#### PROBLEM STATEMENT
Take the listing from its first line through the line that contains "fig = go.Figure()" and please retype those lines exactly, leaving out the pictures.

#### DATA EXTRACT
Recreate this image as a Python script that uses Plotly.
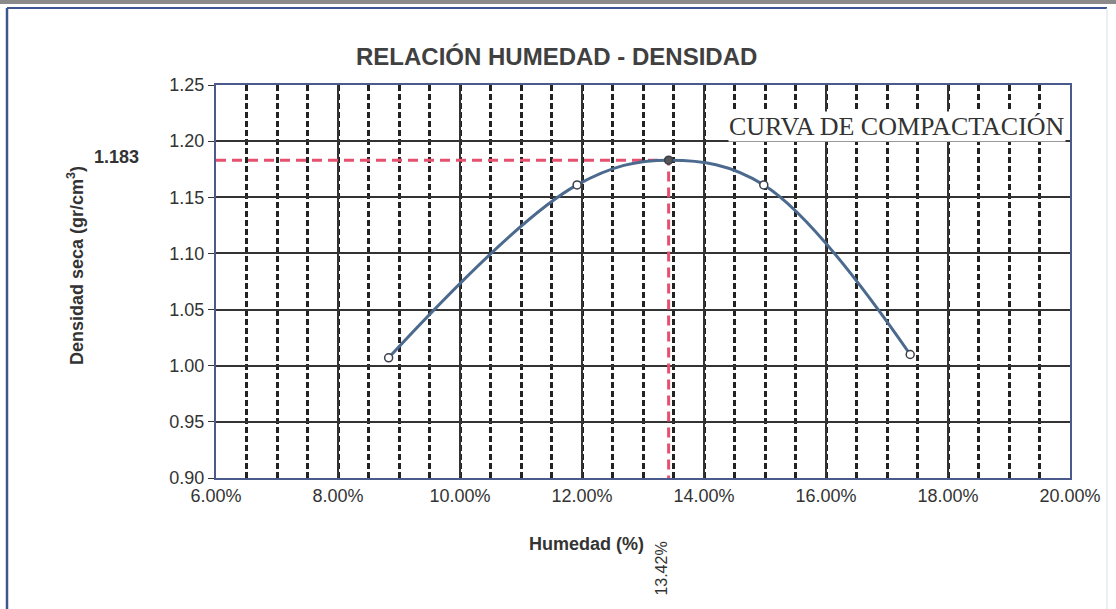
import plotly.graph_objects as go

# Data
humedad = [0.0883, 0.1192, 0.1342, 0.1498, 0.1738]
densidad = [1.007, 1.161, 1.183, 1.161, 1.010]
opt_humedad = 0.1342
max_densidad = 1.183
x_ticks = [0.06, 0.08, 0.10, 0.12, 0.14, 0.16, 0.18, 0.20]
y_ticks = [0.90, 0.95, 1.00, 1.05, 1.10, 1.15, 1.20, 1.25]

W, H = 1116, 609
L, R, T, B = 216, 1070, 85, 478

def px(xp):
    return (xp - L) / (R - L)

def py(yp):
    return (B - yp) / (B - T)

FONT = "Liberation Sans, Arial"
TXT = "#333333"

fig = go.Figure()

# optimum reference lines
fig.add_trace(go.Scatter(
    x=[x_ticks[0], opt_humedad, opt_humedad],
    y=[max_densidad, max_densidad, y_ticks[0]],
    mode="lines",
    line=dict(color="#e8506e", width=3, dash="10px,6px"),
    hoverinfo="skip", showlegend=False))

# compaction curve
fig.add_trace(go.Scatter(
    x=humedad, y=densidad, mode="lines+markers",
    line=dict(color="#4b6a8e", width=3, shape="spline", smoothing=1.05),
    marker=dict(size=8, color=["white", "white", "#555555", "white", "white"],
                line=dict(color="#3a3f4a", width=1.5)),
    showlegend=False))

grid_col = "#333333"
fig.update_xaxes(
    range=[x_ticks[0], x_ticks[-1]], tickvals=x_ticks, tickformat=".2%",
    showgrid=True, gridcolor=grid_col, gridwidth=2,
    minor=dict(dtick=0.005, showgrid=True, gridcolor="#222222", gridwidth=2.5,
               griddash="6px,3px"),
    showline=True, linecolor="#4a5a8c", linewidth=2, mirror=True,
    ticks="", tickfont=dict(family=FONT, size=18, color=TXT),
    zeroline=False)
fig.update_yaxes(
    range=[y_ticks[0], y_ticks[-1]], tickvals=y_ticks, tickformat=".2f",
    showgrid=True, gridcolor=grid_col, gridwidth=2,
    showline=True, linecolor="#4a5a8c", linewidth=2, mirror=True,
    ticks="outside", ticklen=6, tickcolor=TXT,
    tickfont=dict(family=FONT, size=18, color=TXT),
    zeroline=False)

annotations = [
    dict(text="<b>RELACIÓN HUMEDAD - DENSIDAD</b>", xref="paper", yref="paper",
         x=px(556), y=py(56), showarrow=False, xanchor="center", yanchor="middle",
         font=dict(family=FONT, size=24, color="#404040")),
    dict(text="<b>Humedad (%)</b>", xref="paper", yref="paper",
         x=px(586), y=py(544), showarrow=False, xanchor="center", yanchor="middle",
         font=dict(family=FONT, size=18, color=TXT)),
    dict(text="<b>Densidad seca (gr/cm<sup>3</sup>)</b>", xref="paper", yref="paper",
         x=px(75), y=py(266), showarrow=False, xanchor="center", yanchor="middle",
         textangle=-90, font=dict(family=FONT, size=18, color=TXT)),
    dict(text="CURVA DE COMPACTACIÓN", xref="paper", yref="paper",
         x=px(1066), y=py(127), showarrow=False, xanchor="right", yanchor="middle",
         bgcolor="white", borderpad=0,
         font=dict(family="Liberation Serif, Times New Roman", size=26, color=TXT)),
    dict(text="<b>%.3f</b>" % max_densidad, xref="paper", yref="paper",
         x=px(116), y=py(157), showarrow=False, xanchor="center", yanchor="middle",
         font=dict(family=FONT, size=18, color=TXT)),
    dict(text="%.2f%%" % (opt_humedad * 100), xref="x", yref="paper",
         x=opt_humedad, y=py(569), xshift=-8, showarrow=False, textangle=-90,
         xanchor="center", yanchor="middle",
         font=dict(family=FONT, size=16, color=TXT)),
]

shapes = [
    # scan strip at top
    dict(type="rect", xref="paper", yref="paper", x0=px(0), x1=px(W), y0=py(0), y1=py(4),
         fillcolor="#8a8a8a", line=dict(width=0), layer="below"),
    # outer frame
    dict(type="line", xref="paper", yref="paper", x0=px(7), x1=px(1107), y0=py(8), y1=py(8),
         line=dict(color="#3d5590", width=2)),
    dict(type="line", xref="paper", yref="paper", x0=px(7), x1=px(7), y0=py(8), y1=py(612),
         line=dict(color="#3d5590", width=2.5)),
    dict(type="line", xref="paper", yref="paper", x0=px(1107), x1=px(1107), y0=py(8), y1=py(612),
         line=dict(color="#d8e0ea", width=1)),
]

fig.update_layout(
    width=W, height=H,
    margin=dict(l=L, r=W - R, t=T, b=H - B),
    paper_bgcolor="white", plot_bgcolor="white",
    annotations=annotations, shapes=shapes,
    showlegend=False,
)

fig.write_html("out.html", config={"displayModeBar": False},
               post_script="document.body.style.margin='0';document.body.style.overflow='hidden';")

#### RESPONSE
Recreate this image as a Python script that uses Plotly.
import plotly.graph_objects as go

# Data
humedad = [0.0883, 0.1192, 0.1342, 0.1498, 0.1738]
densidad = [1.007, 1.161, 1.183, 1.161, 1.010]
opt_humedad = 0.1342
max_densidad = 1.183
x_ticks = [0.06, 0.08, 0.10, 0.12, 0.14, 0.16, 0.18, 0.20]
y_ticks = [0.90, 0.95, 1.00, 1.05, 1.10, 1.15, 1.20, 1.25]

W, H = 1116, 609
L, R, T, B = 216, 1070, 85, 478

def px(xp):
    return (xp - L) / (R - L)

def py(yp):
    return (B - yp) / (B - T)

FONT = "Liberation Sans, Arial"
TXT = "#333333"

fig = go.Figure()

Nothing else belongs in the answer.